(segue) Discorso del 3 gennaio
(3 gennaio 1925)
[Inizio scritto]

      Finalmente venne dinanzi a noi una questione che ci appassionava: la domanda dell'autorizzazione a procedere con le conseguenti dimissioni dell'on. Giunta. La Camera scatta. Io comprendo il senso di questa rivolta e pure dopo 48 ore io piego ancora una volta giovandomi del mio prestigio, del mio ascendente, piego questa assemblea riottosa, riluttante, e dico: «Accettate le dimissioni» e le dimissioni sono accettate.
      Ma non basta ancora: compio un ultimo sforzo normalizzatore: il progetto di riforma elettorale. A tutto questo come si risponde? Si risponde con una accentuazione della campagna e si grida: «Il Fascismo è un'orda di barbari accampati nella Nazione ed un movimento di banditi e di predoni», e s'inscena, o signori, la questione morale! Noi conosciamo la triste istoria delle questioni morali in Italia.
      Ma poi, o signori, quali farfalle andiamo a cercare sotto l'arco di Tito? Ebbene, io dichiaro qui al cospetto di questa assemblea ed al cospetto di tutto il popolo italiano che assumo, io solo, la responsabilità politica, morale, storica di tutto quanto è avvenuto. Se le frasi più o meno storpiate bastano per impiccare un uomo, fuori il palo e fuori la corda! Se il Fascismo non è stato che olio di ricino e manganello e non invece una superba passione della migliore gioventù italiana, a me la colpa! Se il Fascismo è stato un'associazione a delinquere, se tutte le violenze sono state il risultato di un determinato clima storico, politico, morale, a me la responsabilità di questo, perché questo clima storico, politico, morale io l'ho creato con una propaganda che va dall'intervento fino ad oggi.
      In questi ultimi giorni non solo i fascisti ma molti cittadini si domandano: c'è un Governo?

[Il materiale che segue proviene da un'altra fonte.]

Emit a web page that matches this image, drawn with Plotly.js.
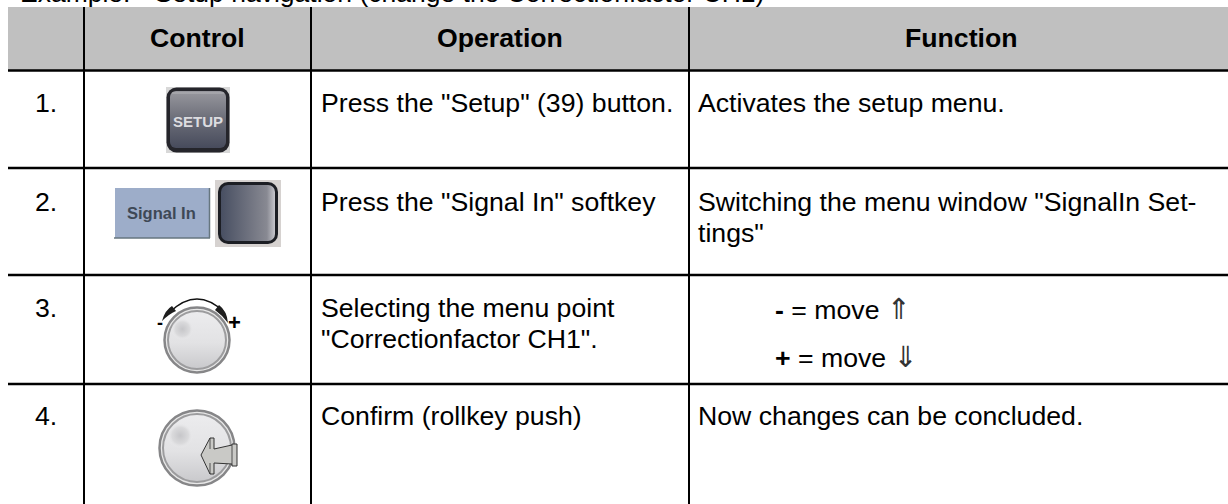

Questi uomini hanno una dignità come uomini? Ne hanno una anche come Governo? Sono stato io che ho voluto che le cose giungessero a questo determinato punto estremo. È ricca la mia esperienza di vita di questi sei mesi. Io ho saggiato il Partito. Come per sentire la tempra di certi metalli bisogna batterli con un martelletto, così ho sentito la tempra di certi uomini. Ho visto che cosa valgono e per quali motivi ad un certo momento quando il vento è infido, scantonano per la tangente. Ho saggiato me stesso. E guardate che io non avrei fatto ricorso a quelle misure se non fossero stati in giuoco gli interessi della Nazione. Un popolo non rispetta un Governo che si lascia vilipendere. Il popolo vuole rispecchiata la sua dignità, nella dignità del Governo, ed il popolo, prima ancora che lo dicessi io, ha detto: basta! la misura è colma!